Select Committee on Home Affairs and Work and Pensions First Report


299. Under the current common law offence of gross negligence manslaughter, individual officers of a company (directors or business owners) can be prosecuted for gross negligence manslaughter if their own grossly negligent behaviour causes death. This offence is punishable by a maximum of life imprisonment.[410] Between April 1999 and September 2005, 15 directors or business owners were personally convicted of this offence.

300. In addition, under the Health and Safety at Work etc. Act 1974, relevant officers of a company can be prosecuted for a health and safety offence which is committed by the company if that offence was the result of the officer's personal "consent", "connivance" or "neglect".[411] This health and safety offence is punishable with a fine[412] and directors who are found guilty can be disqualified from being a company director for up to two years.[413] Since 1986 only eight company directors have been disqualified on such grounds.

301. The Home Office has decided not to pursue new criminal sanctions against individuals in the draft Bill. It has also decided expressly to exclude secondary liability for individuals who would otherwise be guilty of aiding, abetting, counselling or procuring the offence of corporate manslaughter.[414] It justified this decision on the basis that "the need for reform arises from the law operating in a restricted way for holding organisations to account …and this is a matter of corporate not individual liability".[415] In oral evidence to the Sub-committees, the Parliamentary Under-Secretary of State at the Home Office, Fiona Mactaggart MP, argued that "the individual gross negligence manslaughter and the capacity to prosecute individuals under health and safety legislation do give one a framework where the individual level of responsibility can properly be dealt with".[416]

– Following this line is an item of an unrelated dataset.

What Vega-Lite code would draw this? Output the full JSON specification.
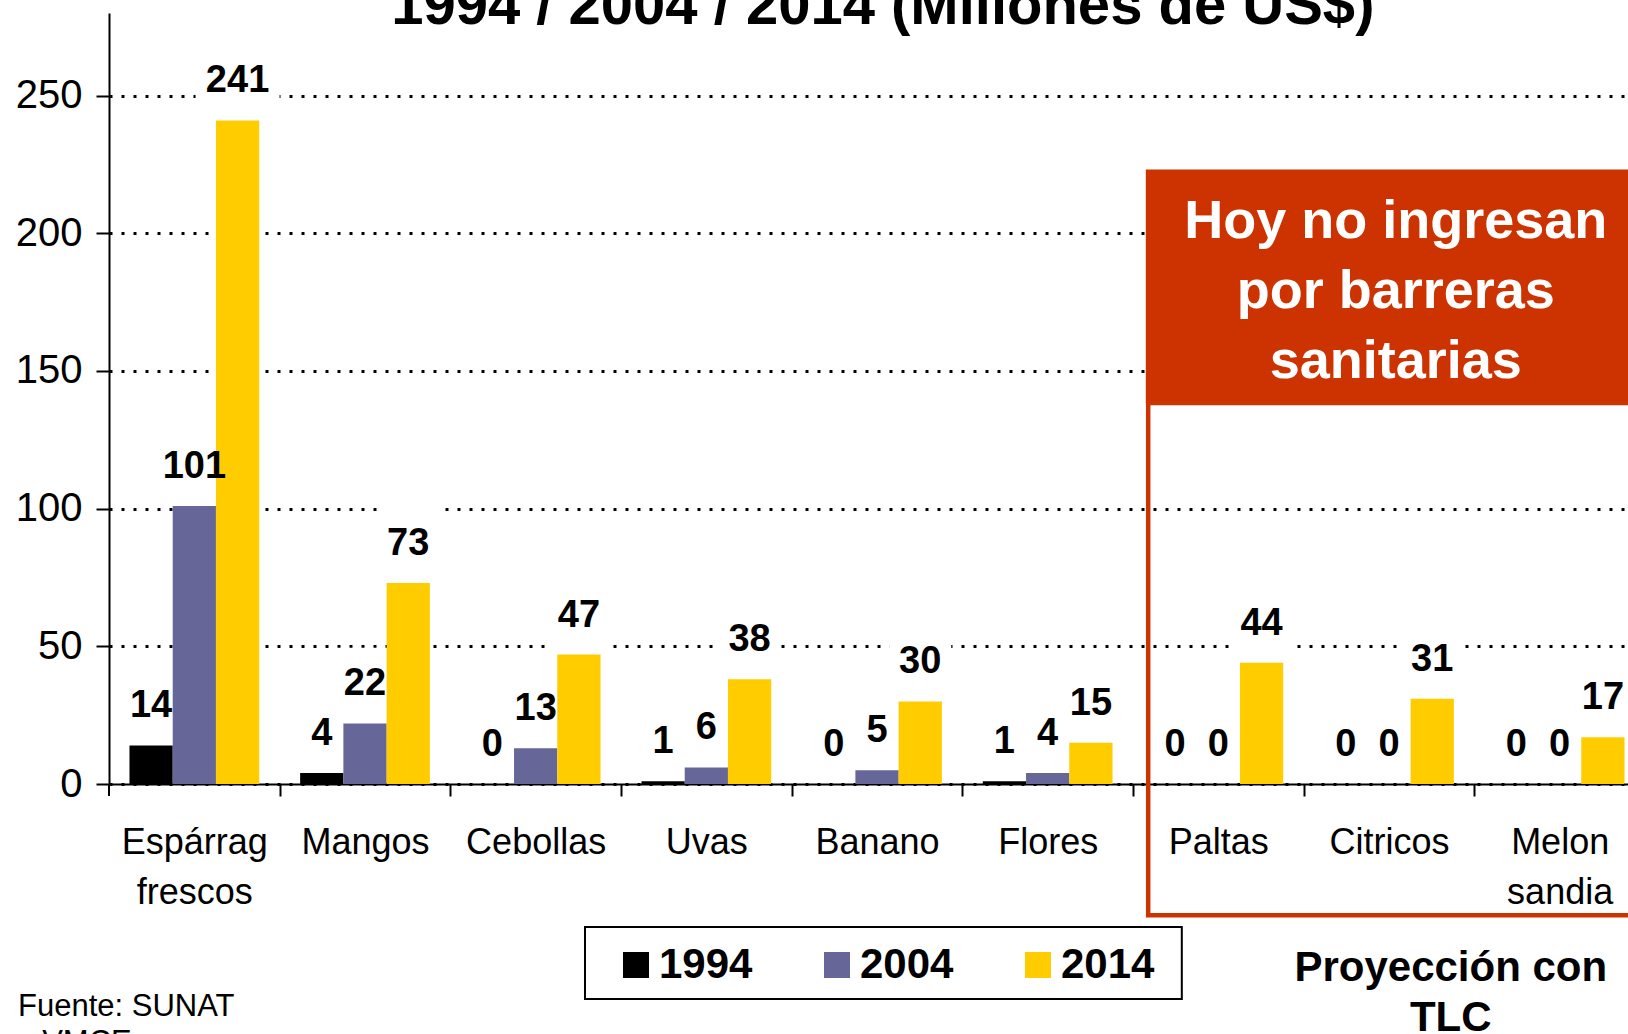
{
  "$schema": "https://vega.github.io/schema/vega-lite/v6.json",
  "width": 1519,
  "height": 771,
  "autosize": {"type": "none"},
  "padding": {"left": 109, "top": 13, "right": 0, "bottom": 250},
  "background": "white",
  "config": {"view": {"stroke": null}, "font": "Liberation Sans"},
  "datasets": {
    "exports": [
      {"producto": "Espárrag frescos", "year": "1994", "value": 14},
      {"producto": "Espárrag frescos", "year": "2004", "value": 101},
      {"producto": "Espárrag frescos", "year": "2014", "value": 241},
      {"producto": "Mangos", "year": "1994", "value": 4},
      {"producto": "Mangos", "year": "2004", "value": 22},
      {"producto": "Mangos", "year": "2014", "value": 73},
      {"producto": "Cebollas", "year": "1994", "value": 0},
      {"producto": "Cebollas", "year": "2004", "value": 13},
      {"producto": "Cebollas", "year": "2014", "value": 47},
      {"producto": "Uvas", "year": "1994", "value": 1},
      {"producto": "Uvas", "year": "2004", "value": 6},
      {"producto": "Uvas", "year": "2014", "value": 38},
      {"producto": "Banano", "year": "1994", "value": 0},
      {"producto": "Banano", "year": "2004", "value": 5},
      {"producto": "Banano", "year": "2014", "value": 30},
      {"producto": "Flores", "year": "1994", "value": 1},
      {"producto": "Flores", "year": "2004", "value": 4},
      {"producto": "Flores", "year": "2014", "value": 15},
      {"producto": "Paltas", "year": "1994", "value": 0},
      {"producto": "Paltas", "year": "2004", "value": 0},
      {"producto": "Paltas", "year": "2014", "value": 44},
      {"producto": "Citricos", "year": "1994", "value": 0},
      {"producto": "Citricos", "year": "2004", "value": 0},
      {"producto": "Citricos", "year": "2014", "value": 31},
      {"producto": "Melon sandia", "year": "1994", "value": 0},
      {"producto": "Melon sandia", "year": "2004", "value": 0},
      {"producto": "Melon sandia", "year": "2014", "value": 17}
    ]
  },
  "layer": [
    {
      "data": {"name": "exports"},
      "layer": [
        {
          "transform": [{"filter": "datum.value < 100"}],
          "mark": {
            "type": "point",
            "shape": "M-0.775,-1.89H0.775V-0.05H-0.775Z",
            "size": 6400,
            "filled": true,
            "fill": "white",
            "opacity": 1,
            "strokeWidth": 0
          },
          "encoding": {
            "x": {
              "field": "producto", "type": "nominal", "sort": null,
              "scale": {"paddingInner": 0.24, "paddingOuter": 0.12, "range": [0, 1536]},
              "axis": {
                "title": null,
                "orient": "bottom",
                "tickOffset": 85.35,
                "labelOffset": -85.35,
                "labelAngle": 0,
                "domainColor": "#000000",
                "domainWidth": 2,
                "tickColor": "#000000",
                "tickWidth": 2,
                "tickSize": 12,
                "labelFont": "Liberation Sans",
                "labelFontSize": 36,
                "labelColor": "#000000",
                "labelPadding": 29,
                "labelLineHeight": 50,
                "labelLimit": 0,
                "labelExpr": "split(datum.label, ' ')",
                "grid": false
              }
            },
            "xOffset": {"field": "year", "type": "nominal", "sort": ["1994", "2004", "2014"], "scale": {"paddingInner": 0, "paddingOuter": 0}},
            "y": {
              "field": "value", "type": "quantitative",
              "scale": {"domain": [0, 280], "nice": false, "zero": false},
              "axis": {
                "title": null,
                "values": [0, 50, 100, 150, 200, 250],
                "grid": true,
                "gridColor": "#000000",
                "gridDash": [3, 9],
                "gridWidth": 3,
                "gridOpacity": 1,
                "domainColor": "#000000",
                "domainWidth": 2,
                "tickColor": "#000000",
                "tickWidth": 2,
                "tickSize": 13,
                "labelFont": "Liberation Sans",
                "labelFontSize": 40,
                "labelColor": "#000000",
                "labelPadding": 14
              }
            }
          }
        },
        {
          "transform": [{"filter": "datum.value >= 100"}],
          "mark": {
            "type": "point",
            "shape": "M-1.05,-1.89H1.05V-0.05H-1.05Z",
            "size": 6400,
            "filled": true,
            "fill": "white",
            "opacity": 1,
            "strokeWidth": 0
          },
          "encoding": {
            "x": {"field": "producto", "type": "nominal", "sort": null, "scale": {"paddingInner": 0.24, "paddingOuter": 0.12, "range": [0, 1536]}},
            "xOffset": {"field": "year", "type": "nominal", "sort": ["1994", "2004", "2014"], "scale": {"paddingInner": 0, "paddingOuter": 0}},
            "y": {"field": "value", "type": "quantitative", "scale": {"domain": [0, 280], "nice": false, "zero": false}}
          }
        },
        {
          "mark": {"type": "bar"},
          "encoding": {
            "x": {"field": "producto", "type": "nominal", "sort": null, "scale": {"paddingInner": 0.24, "paddingOuter": 0.12, "range": [0, 1536]}},
            "xOffset": {"field": "year", "type": "nominal", "sort": ["1994", "2004", "2014"], "scale": {"paddingInner": 0, "paddingOuter": 0}},
            "y": {"field": "value", "type": "quantitative", "scale": {"domain": [0, 280], "nice": false, "zero": false}},
            "color": {
              "field": "year", "type": "nominal",
              "scale": {"domain": ["1994", "2004", "2014"], "range": ["#000000", "#666699", "#FFCC00"]},
              "legend": {
                "orient": "none",
                "legendX": 506,
                "legendY": 931,
                "direction": "horizontal",
                "title": null,
                "symbolType": "square",
                "symbolSize": 676,
                "symbolStrokeWidth": 0,
                "symbolOpacity": 1,
                "labelFont": "Liberation Sans",
                "labelFontSize": 42,
                "labelFontWeight": "bold",
                "labelColor": "#000000",
                "labelOffset": 2,
                "labelLimit": 0,
                "columnPadding": 63,
                "padding": 0
              }
            }
          }
        }
      ]
    },
    {
      "data": {"values": [{}]},
      "layer": [
        {
          "mark": {"type": "rule", "color": "#000000", "strokeWidth": 2},
          "encoding": {
            "x": {"datum": 0, "type": "quantitative", "scale": {"domain": [0, 9], "range": [0, 1536]}, "axis": null},
            "y": {"datum": 0, "type": "quantitative", "scale": {"domain": [0, 280], "nice": false, "zero": false}},
            "y2": {"datum": -4.4}
          }
        },
        {
          "mark": {"type": "rect", "filled": false, "stroke": "#CC3300", "strokeWidth": 4.5},
          "encoding": {
            "x": {"datum": 6.089, "type": "quantitative", "scale": {"domain": [0, 9], "range": [0, 1536]}, "axis": null},
            "x2": {"datum": 9.5},
            "y": {"datum": 138.4, "type": "quantitative", "scale": {"domain": [0, 280], "nice": false, "zero": false}},
            "y2": {"datum": -47.7}
          }
        },
        {
          "mark": {"type": "rect", "fill": "#CC3300", "strokeWidth": 0},
          "encoding": {
            "x": {"datum": 6.075, "type": "quantitative", "scale": {"domain": [0, 9], "range": [0, 1536]}, "axis": null},
            "x2": {"datum": 9.5},
            "y": {"datum": 223.2, "type": "quantitative", "scale": {"domain": [0, 280], "nice": false, "zero": false}},
            "y2": {"datum": 138.4}
          }
        },
        {
          "mark": {"type": "rect", "filled": false, "stroke": "#000000", "strokeWidth": 2},
          "encoding": {
            "x": {"datum": 2.789, "type": "quantitative", "scale": {"domain": [0, 9], "range": [0, 1536]}, "axis": null},
            "x2": {"datum": 6.286},
            "y": {"datum": -51.9, "type": "quantitative", "scale": {"domain": [0, 280], "nice": false, "zero": false}},
            "y2": {"datum": -78.1}
          }
        },
        {
          "mark": {"type": "text", "font": "Liberation Sans", "fontSize": 58, "fontWeight": "bold", "color": "#000000", "align": "center", "baseline": "alphabetic"},
          "encoding": {
            "x": {"datum": 4.534, "type": "quantitative", "scale": {"domain": [0, 9], "range": [0, 1536]}, "axis": null},
            "y": {"datum": 276.1, "type": "quantitative", "scale": {"domain": [0, 280], "nice": false, "zero": false}},
            "text": {"value": "1994 / 2004 / 2014 (Millones de US$)"}
          }
        },
        {
          "mark": {"type": "text", "font": "Liberation Sans", "fontSize": 54, "fontWeight": "bold", "color": "#FFFFFF", "align": "center", "baseline": "middle", "lineHeight": 70},
          "encoding": {
            "x": {"datum": 7.54, "type": "quantitative", "scale": {"domain": [0, 9], "range": [0, 1536]}, "axis": null},
            "y": {"datum": 204.1, "type": "quantitative", "scale": {"domain": [0, 280], "nice": false, "zero": false}},
            "text": {"value": ["Hoy no ingresan", "por barreras", "sanitarias"]}
          }
        },
        {
          "mark": {"type": "text", "font": "Liberation Sans", "fontSize": 42, "fontWeight": "bold", "color": "#000000", "align": "center", "baseline": "middle", "lineHeight": 50},
          "encoding": {
            "x": {"datum": 7.862, "type": "quantitative", "scale": {"domain": [0, 9], "range": [0, 1536]}, "axis": null},
            "y": {"datum": -66.8, "type": "quantitative", "scale": {"domain": [0, 280], "nice": false, "zero": false}},
            "text": {"value": ["Proyección con", "TLC"]}
          }
        },
        {
          "mark": {"type": "text", "font": "Liberation Sans", "fontSize": 31, "color": "#000000", "align": "left", "baseline": "alphabetic", "lineHeight": 36},
          "encoding": {
            "x": {"datum": -0.533, "type": "quantitative", "scale": {"domain": [0, 9], "range": [0, 1536]}, "axis": null},
            "y": {"datum": -84.4, "type": "quantitative", "scale": {"domain": [0, 280], "nice": false, "zero": false}},
            "text": {"value": ["Fuente: SUNAT", "y VMCE"]}
          }
        }
      ]
    },
    {
      "data": {"name": "exports"},
      "mark": {"type": "text", "font": "Liberation Sans", "fontSize": 38, "fontWeight": "bold", "color": "#000000", "align": "center", "baseline": "alphabetic", "dy": -28},
      "encoding": {
        "x": {"field": "producto", "type": "nominal", "sort": null, "scale": {"paddingInner": 0.24, "paddingOuter": 0.12, "range": [0, 1536]}, "axis": null},
        "xOffset": {"field": "year", "type": "nominal", "sort": ["1994", "2004", "2014"], "scale": {"paddingInner": 0, "paddingOuter": 0}},
        "y": {"field": "value", "type": "quantitative", "scale": {"domain": [0, 280], "nice": false, "zero": false}},
        "text": {"field": "value", "type": "quantitative", "format": "d"}
      }
    }
  ],
  "resolve": {"scale": {"x": "independent"}}
}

302. Our witnesses were divided on this issue. Half of the evidence we received agreed with the Government.[417] Representatives from industry argued that it would be wrong to include individual liability in the draft Bill. The British Vehicle Rental and Leasing Association, for example, submitted that:

    "those directors that are grossly negligent in their own right, of causing the death of a person to whom they owe a duty of care, can be prosecuted under the common law offence of manslaughter. It would be wholly inappropriate for the burden of proof or standard to be lowered simply to satisfy calls for a corporate scapegoat or because it may be challenging to prosecute the individual for his own actions or inactions…the Health and Safety at Work Act 1974 (HSWA) already acknowledges the principle of custodial sentences for individuals held responsible for the most serious omissions or acts."[418]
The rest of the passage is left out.